------ Data extract

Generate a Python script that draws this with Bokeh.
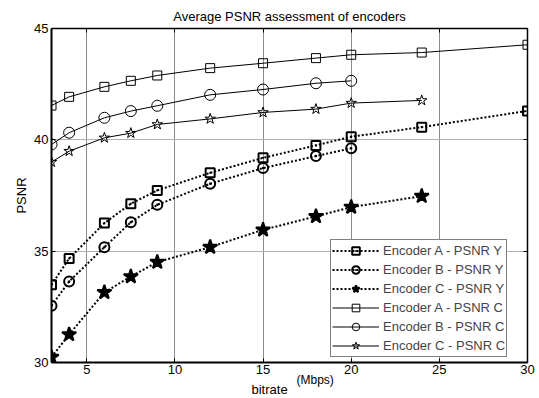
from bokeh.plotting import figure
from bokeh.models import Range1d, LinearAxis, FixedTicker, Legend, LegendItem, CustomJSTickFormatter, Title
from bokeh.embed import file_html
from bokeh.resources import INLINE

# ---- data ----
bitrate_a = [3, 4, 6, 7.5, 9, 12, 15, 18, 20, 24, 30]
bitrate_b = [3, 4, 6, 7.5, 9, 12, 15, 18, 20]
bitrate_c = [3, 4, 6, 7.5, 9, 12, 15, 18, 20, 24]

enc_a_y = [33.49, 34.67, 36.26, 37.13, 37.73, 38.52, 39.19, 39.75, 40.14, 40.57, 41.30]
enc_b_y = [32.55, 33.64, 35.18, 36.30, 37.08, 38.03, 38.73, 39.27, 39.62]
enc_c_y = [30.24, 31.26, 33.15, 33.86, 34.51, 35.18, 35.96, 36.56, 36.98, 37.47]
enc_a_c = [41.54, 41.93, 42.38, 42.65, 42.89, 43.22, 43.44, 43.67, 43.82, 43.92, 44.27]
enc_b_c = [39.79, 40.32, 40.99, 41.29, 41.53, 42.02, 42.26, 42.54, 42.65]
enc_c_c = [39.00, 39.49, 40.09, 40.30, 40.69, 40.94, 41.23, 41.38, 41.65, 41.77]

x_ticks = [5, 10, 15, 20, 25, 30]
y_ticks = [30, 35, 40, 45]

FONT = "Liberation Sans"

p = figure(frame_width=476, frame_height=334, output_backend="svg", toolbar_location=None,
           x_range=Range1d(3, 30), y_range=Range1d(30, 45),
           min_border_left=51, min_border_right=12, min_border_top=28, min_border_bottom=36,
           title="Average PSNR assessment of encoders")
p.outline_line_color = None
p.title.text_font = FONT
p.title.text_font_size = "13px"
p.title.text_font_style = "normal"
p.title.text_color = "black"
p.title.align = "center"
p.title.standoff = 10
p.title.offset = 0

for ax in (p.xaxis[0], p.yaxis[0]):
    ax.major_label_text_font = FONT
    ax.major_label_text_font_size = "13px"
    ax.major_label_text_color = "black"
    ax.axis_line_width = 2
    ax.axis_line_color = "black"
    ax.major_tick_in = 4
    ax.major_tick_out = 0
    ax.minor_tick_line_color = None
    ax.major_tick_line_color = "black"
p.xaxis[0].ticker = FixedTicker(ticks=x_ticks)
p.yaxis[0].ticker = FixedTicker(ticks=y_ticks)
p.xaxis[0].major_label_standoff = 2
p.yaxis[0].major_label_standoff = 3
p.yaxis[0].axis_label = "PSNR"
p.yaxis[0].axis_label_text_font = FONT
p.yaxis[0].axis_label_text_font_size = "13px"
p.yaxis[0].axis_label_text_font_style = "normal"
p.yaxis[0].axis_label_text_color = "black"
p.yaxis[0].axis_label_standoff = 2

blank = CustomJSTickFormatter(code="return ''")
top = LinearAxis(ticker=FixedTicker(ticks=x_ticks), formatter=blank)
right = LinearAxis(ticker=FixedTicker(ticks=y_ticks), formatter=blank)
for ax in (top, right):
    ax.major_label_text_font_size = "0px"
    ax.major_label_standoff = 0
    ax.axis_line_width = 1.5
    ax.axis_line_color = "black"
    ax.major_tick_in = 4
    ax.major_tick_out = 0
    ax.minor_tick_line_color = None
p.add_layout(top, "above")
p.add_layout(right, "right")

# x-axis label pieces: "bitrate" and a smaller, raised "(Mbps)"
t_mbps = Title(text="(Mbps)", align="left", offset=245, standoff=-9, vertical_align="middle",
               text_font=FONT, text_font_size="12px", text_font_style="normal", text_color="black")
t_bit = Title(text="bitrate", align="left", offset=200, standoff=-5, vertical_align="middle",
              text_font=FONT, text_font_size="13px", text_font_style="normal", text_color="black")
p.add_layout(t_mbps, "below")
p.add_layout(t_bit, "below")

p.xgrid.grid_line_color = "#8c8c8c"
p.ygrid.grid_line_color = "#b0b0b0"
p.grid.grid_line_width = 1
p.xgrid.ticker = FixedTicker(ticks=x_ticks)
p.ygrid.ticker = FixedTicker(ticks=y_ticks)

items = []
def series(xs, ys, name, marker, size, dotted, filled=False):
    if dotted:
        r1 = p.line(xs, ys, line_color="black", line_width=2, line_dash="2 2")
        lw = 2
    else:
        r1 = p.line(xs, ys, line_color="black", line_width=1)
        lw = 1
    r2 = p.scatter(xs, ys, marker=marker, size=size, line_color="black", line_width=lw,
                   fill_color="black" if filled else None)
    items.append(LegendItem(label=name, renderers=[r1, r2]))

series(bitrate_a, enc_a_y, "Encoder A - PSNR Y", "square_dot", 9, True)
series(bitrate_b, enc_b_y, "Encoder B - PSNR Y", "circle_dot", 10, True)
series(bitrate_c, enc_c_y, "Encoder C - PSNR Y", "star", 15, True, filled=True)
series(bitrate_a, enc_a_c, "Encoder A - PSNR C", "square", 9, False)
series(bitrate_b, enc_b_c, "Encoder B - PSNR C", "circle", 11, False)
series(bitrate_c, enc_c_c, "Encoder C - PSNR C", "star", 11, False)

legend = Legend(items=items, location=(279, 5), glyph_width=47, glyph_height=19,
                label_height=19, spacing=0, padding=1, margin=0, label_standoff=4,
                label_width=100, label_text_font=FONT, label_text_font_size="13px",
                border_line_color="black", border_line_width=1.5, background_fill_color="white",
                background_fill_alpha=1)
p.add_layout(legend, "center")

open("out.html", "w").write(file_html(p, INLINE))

------------

### Task goal:
Retype the whole listing exactly and leave the pictures out.

### Exercise response:
Generate a Python script that draws this with Bokeh.
from bokeh.plotting import figure
from bokeh.models import Range1d, LinearAxis, FixedTicker, Legend, LegendItem, CustomJSTickFormatter, Title
from bokeh.embed import file_html
from bokeh.resources import INLINE

# ---- data ----
bitrate_a = [3, 4, 6, 7.5, 9, 12, 15, 18, 20, 24, 30]
bitrate_b = [3, 4, 6, 7.5, 9, 12, 15, 18, 20]
bitrate_c = [3, 4, 6, 7.5, 9, 12, 15, 18, 20, 24]

enc_a_y = [33.49, 34.67, 36.26, 37.13, 37.73, 38.52, 39.19, 39.75, 40.14, 40.57, 41.30]
enc_b_y = [32.55, 33.64, 35.18, 36.30, 37.08, 38.03, 38.73, 39.27, 39.62]
enc_c_y = [30.24, 31.26, 33.15, 33.86, 34.51, 35.18, 35.96, 36.56, 36.98, 37.47]
enc_a_c = [41.54, 41.93, 42.38, 42.65, 42.89, 43.22, 43.44, 43.67, 43.82, 43.92, 44.27]
enc_b_c = [39.79, 40.32, 40.99, 41.29, 41.53, 42.02, 42.26, 42.54, 42.65]
enc_c_c = [39.00, 39.49, 40.09, 40.30, 40.69, 40.94, 41.23, 41.38, 41.65, 41.77]

x_ticks = [5, 10, 15, 20, 25, 30]
y_ticks = [30, 35, 40, 45]

FONT = "Liberation Sans"

p = figure(frame_width=476, frame_height=334, output_backend="svg", toolbar_location=None,
           x_range=Range1d(3, 30), y_range=Range1d(30, 45),
           min_border_left=51, min_border_right=12, min_border_top=28, min_border_bottom=36,
           title="Average PSNR assessment of encoders")
p.outline_line_color = None
p.title.text_font = FONT
p.title.text_font_size = "13px"
p.title.text_font_style = "normal"
p.title.text_color = "black"
p.title.align = "center"
p.title.standoff = 10
p.title.offset = 0

for ax in (p.xaxis[0], p.yaxis[0]):
    ax.major_label_text_font = FONT
    ax.major_label_text_font_size = "13px"
    ax.major_label_text_color = "black"
    ax.axis_line_width = 2
    ax.axis_line_color = "black"
    ax.major_tick_in = 4
    ax.major_tick_out = 0
    ax.minor_tick_line_color = None
    ax.major_tick_line_color = "black"
p.xaxis[0].ticker = FixedTicker(ticks=x_ticks)
p.yaxis[0].ticker = FixedTicker(ticks=y_ticks)
p.xaxis[0].major_label_standoff = 2
p.yaxis[0].major_label_standoff = 3
p.yaxis[0].axis_label = "PSNR"
p.yaxis[0].axis_label_text_font = FONT
p.yaxis[0].axis_label_text_font_size = "13px"
p.yaxis[0].axis_label_text_font_style = "normal"
p.yaxis[0].axis_label_text_color = "black"
p.yaxis[0].axis_label_standoff = 2

blank = CustomJSTickFormatter(code="return ''")
top = LinearAxis(ticker=FixedTicker(ticks=x_ticks), formatter=blank)
right = LinearAxis(ticker=FixedTicker(ticks=y_ticks), formatter=blank)
for ax in (top, right):
    ax.major_label_text_font_size = "0px"
    ax.major_label_standoff = 0
    ax.axis_line_width = 1.5
    ax.axis_line_color = "black"
    ax.major_tick_in = 4
    ax.major_tick_out = 0
    ax.minor_tick_line_color = None
p.add_layout(top, "above")
p.add_layout(right, "right")

# x-axis label pieces: "bitrate" and a smaller, raised "(Mbps)"
t_mbps = Title(text="(Mbps)", align="left", offset=245, standoff=-9, vertical_align="middle",
               text_font=FONT, text_font_size="12px", text_font_style="normal", text_color="black")
t_bit = Title(text="bitrate", align="left", offset=200, standoff=-5, vertical_align="middle",
              text_font=FONT, text_font_size="13px", text_font_style="normal", text_color="black")
p.add_layout(t_mbps, "below")
p.add_layout(t_bit, "below")

p.xgrid.grid_line_color = "#8c8c8c"
p.ygrid.grid_line_color = "#b0b0b0"
p.grid.grid_line_width = 1
p.xgrid.ticker = FixedTicker(ticks=x_ticks)
p.ygrid.ticker = FixedTicker(ticks=y_ticks)

items = []
def series(xs, ys, name, marker, size, dotted, filled=False):
    if dotted:
        r1 = p.line(xs, ys, line_color="black", line_width=2, line_dash="2 2")
        lw = 2
    else:
        r1 = p.line(xs, ys, line_color="black", line_width=1)
        lw = 1
    r2 = p.scatter(xs, ys, marker=marker, size=size, line_color="black", line_width=lw,
                   fill_color="black" if filled else None)
    items.append(LegendItem(label=name, renderers=[r1, r2]))

series(bitrate_a, enc_a_y, "Encoder A - PSNR Y", "square_dot", 9, True)
series(bitrate_b, enc_b_y, "Encoder B - PSNR Y", "circle_dot", 10, True)
series(bitrate_c, enc_c_y, "Encoder C - PSNR Y", "star", 15, True, filled=True)
series(bitrate_a, enc_a_c, "Encoder A - PSNR C", "square", 9, False)
series(bitrate_b, enc_b_c, "Encoder B - PSNR C", "circle", 11, False)
series(bitrate_c, enc_c_c, "Encoder C - PSNR C", "star", 11, False)

legend = Legend(items=items, location=(279, 5), glyph_width=47, glyph_height=19,
                label_height=19, spacing=0, padding=1, margin=0, label_standoff=4,
                label_width=100, label_text_font=FONT, label_text_font_size="13px",
                border_line_color="black", border_line_width=1.5, background_fill_color="white",
                background_fill_alpha=1)
p.add_layout(legend, "center")

open("out.html", "w").write(file_html(p, INLINE))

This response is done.